◆ **Work to do**:
Pictures do not belong in the copy. Return all of the entries exactly.

Data extracted from a collection
※
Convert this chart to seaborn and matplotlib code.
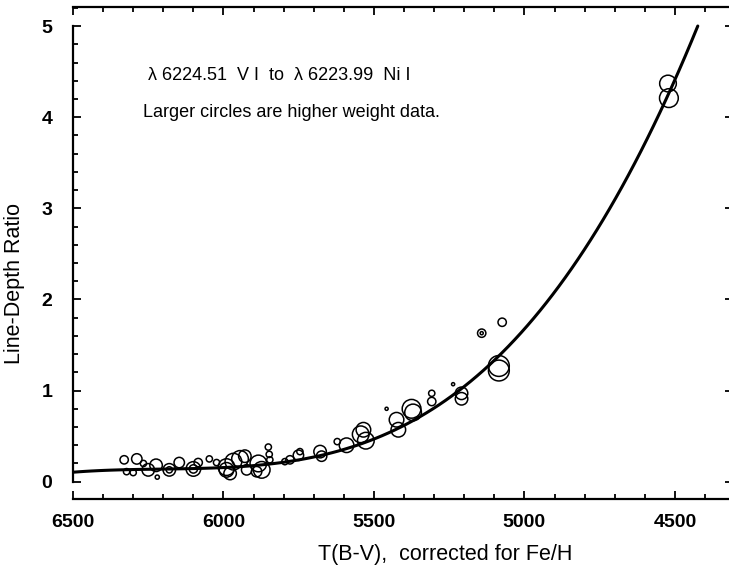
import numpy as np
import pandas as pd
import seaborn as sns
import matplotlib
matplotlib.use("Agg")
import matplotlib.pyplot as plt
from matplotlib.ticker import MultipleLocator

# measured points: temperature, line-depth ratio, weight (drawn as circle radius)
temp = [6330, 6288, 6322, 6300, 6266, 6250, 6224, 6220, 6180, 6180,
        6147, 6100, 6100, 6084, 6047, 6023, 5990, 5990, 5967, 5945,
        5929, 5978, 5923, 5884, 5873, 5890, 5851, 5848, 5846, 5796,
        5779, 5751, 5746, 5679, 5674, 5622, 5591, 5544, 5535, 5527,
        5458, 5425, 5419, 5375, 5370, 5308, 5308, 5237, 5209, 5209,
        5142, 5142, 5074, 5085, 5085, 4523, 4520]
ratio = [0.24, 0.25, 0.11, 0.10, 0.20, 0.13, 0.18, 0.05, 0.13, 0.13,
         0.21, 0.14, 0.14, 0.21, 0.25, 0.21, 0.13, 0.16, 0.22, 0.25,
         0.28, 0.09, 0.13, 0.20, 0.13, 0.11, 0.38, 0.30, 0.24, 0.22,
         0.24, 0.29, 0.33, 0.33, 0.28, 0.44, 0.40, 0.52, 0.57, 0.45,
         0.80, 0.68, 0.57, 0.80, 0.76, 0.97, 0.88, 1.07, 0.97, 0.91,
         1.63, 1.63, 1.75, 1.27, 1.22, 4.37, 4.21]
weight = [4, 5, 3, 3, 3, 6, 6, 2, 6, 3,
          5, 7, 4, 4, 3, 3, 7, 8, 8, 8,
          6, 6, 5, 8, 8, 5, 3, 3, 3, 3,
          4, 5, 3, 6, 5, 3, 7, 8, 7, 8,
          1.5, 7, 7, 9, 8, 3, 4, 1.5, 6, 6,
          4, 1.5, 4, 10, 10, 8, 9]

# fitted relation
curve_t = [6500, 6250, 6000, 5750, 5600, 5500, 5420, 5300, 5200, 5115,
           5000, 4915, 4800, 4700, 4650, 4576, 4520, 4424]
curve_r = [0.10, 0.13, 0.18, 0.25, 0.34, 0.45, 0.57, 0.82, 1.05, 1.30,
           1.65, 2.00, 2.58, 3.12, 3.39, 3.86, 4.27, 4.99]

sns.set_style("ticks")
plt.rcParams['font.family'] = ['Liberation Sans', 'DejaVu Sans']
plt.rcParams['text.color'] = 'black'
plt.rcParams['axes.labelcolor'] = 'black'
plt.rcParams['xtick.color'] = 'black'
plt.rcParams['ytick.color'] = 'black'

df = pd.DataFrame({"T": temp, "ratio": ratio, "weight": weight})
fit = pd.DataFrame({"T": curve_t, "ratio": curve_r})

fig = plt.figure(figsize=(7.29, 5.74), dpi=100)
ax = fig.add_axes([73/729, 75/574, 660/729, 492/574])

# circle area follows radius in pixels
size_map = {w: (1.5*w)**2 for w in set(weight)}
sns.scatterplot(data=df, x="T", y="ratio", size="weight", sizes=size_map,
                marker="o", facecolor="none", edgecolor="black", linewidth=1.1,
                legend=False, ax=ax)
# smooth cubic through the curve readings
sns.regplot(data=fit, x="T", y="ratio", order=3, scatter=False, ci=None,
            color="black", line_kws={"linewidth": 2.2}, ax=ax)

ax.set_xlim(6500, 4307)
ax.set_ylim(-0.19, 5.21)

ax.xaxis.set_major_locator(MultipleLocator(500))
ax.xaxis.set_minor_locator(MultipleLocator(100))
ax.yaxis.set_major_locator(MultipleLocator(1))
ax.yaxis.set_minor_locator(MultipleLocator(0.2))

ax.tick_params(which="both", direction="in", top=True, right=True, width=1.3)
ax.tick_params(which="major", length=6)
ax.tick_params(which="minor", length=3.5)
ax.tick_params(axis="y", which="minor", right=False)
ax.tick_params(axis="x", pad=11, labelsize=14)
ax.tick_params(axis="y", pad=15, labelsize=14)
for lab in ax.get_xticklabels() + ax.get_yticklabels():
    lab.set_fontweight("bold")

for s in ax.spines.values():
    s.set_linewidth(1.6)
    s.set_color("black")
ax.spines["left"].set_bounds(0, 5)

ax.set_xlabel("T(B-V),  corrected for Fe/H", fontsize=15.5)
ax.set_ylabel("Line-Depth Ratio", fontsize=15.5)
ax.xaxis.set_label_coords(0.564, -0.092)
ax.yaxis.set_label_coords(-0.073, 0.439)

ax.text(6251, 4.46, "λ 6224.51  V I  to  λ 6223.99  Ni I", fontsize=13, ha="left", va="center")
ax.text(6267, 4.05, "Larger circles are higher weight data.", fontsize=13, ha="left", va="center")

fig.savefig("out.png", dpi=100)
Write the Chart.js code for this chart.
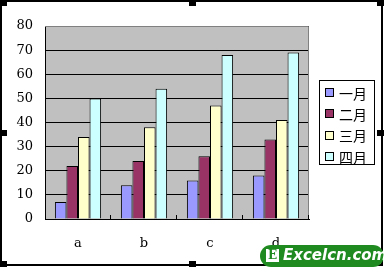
※
◆ **Written solution**:
Convert this chart to seaborn and matplotlib code.
import numpy as np
import pandas as pd
import seaborn as sns
import matplotlib
matplotlib.use("Agg")
import matplotlib.pyplot as plt
from matplotlib.ticker import MultipleLocator

# measured points: temperature, line-depth ratio, weight (drawn as circle radius)
temp = [6330, 6288, 6322, 6300, 6266, 6250, 6224, 6220, 6180, 6180,
        6147, 6100, 6100, 6084, 6047, 6023, 5990, 5990, 5967, 5945,
        5929, 5978, 5923, 5884, 5873, 5890, 5851, 5848, 5846, 5796,
        5779, 5751, 5746, 5679, 5674, 5622, 5591, 5544, 5535, 5527,
        5458, 5425, 5419, 5375, 5370, 5308, 5308, 5237, 5209, 5209,
        5142, 5142, 5074, 5085, 5085, 4523, 4520]
ratio = [0.24, 0.25, 0.11, 0.10, 0.20, 0.13, 0.18, 0.05, 0.13, 0.13,
         0.21, 0.14, 0.14, 0.21, 0.25, 0.21, 0.13, 0.16, 0.22, 0.25,
         0.28, 0.09, 0.13, 0.20, 0.13, 0.11, 0.38, 0.30, 0.24, 0.22,
         0.24, 0.29, 0.33, 0.33, 0.28, 0.44, 0.40, 0.52, 0.57, 0.45,
         0.80, 0.68, 0.57, 0.80, 0.76, 0.97, 0.88, 1.07, 0.97, 0.91,
         1.63, 1.63, 1.75, 1.27, 1.22, 4.37, 4.21]
weight = [4, 5, 3, 3, 3, 6, 6, 2, 6, 3,
          5, 7, 4, 4, 3, 3, 7, 8, 8, 8,
          6, 6, 5, 8, 8, 5, 3, 3, 3, 3,
          4, 5, 3, 6, 5, 3, 7, 8, 7, 8,
          1.5, 7, 7, 9, 8, 3, 4, 1.5, 6, 6,
          4, 1.5, 4, 10, 10, 8, 9]

# fitted relation
curve_t = [6500, 6250, 6000, 5750, 5600, 5500, 5420, 5300, 5200, 5115,
           5000, 4915, 4800, 4700, 4650, 4576, 4520, 4424]
curve_r = [0.10, 0.13, 0.18, 0.25, 0.34, 0.45, 0.57, 0.82, 1.05, 1.30,
           1.65, 2.00, 2.58, 3.12, 3.39, 3.86, 4.27, 4.99]

sns.set_style("ticks")
plt.rcParams['font.family'] = ['Liberation Sans', 'DejaVu Sans']
plt.rcParams['text.color'] = 'black'
plt.rcParams['axes.labelcolor'] = 'black'
plt.rcParams['xtick.color'] = 'black'
plt.rcParams['ytick.color'] = 'black'

df = pd.DataFrame({"T": temp, "ratio": ratio, "weight": weight})
fit = pd.DataFrame({"T": curve_t, "ratio": curve_r})

fig = plt.figure(figsize=(7.29, 5.74), dpi=100)
ax = fig.add_axes([73/729, 75/574, 660/729, 492/574])

# circle area follows radius in pixels
size_map = {w: (1.5*w)**2 for w in set(weight)}
sns.scatterplot(data=df, x="T", y="ratio", size="weight", sizes=size_map,
                marker="o", facecolor="none", edgecolor="black", linewidth=1.1,
                legend=False, ax=ax)
# smooth cubic through the curve readings
sns.regplot(data=fit, x="T", y="ratio", order=3, scatter=False, ci=None,
            color="black", line_kws={"linewidth": 2.2}, ax=ax)

ax.set_xlim(6500, 4307)
ax.set_ylim(-0.19, 5.21)

ax.xaxis.set_major_locator(MultipleLocator(500))
ax.xaxis.set_minor_locator(MultipleLocator(100))
ax.yaxis.set_major_locator(MultipleLocator(1))
ax.yaxis.set_minor_locator(MultipleLocator(0.2))

ax.tick_params(which="both", direction="in", top=True, right=True, width=1.3)
ax.tick_params(which="major", length=6)
ax.tick_params(which="minor", length=3.5)
ax.tick_params(axis="y", which="minor", right=False)
ax.tick_params(axis="x", pad=11, labelsize=14)
ax.tick_params(axis="y", pad=15, labelsize=14)
for lab in ax.get_xticklabels() + ax.get_yticklabels():
    lab.set_fontweight("bold")

for s in ax.spines.values():
    s.set_linewidth(1.6)
    s.set_color("black")
ax.spines["left"].set_bounds(0, 5)

ax.set_xlabel("T(B-V),  corrected for Fe/H", fontsize=15.5)
ax.set_ylabel("Line-Depth Ratio", fontsize=15.5)
ax.xaxis.set_label_coords(0.564, -0.092)
ax.yaxis.set_label_coords(-0.073, 0.439)

ax.text(6251, 4.46, "λ 6224.51  V I  to  λ 6223.99  Ni I", fontsize=13, ha="left", va="center")
ax.text(6267, 4.05, "Larger circles are higher weight data.", fontsize=13, ha="left", va="center")

fig.savefig("out.png", dpi=100)
Write the Chart.js code for this chart.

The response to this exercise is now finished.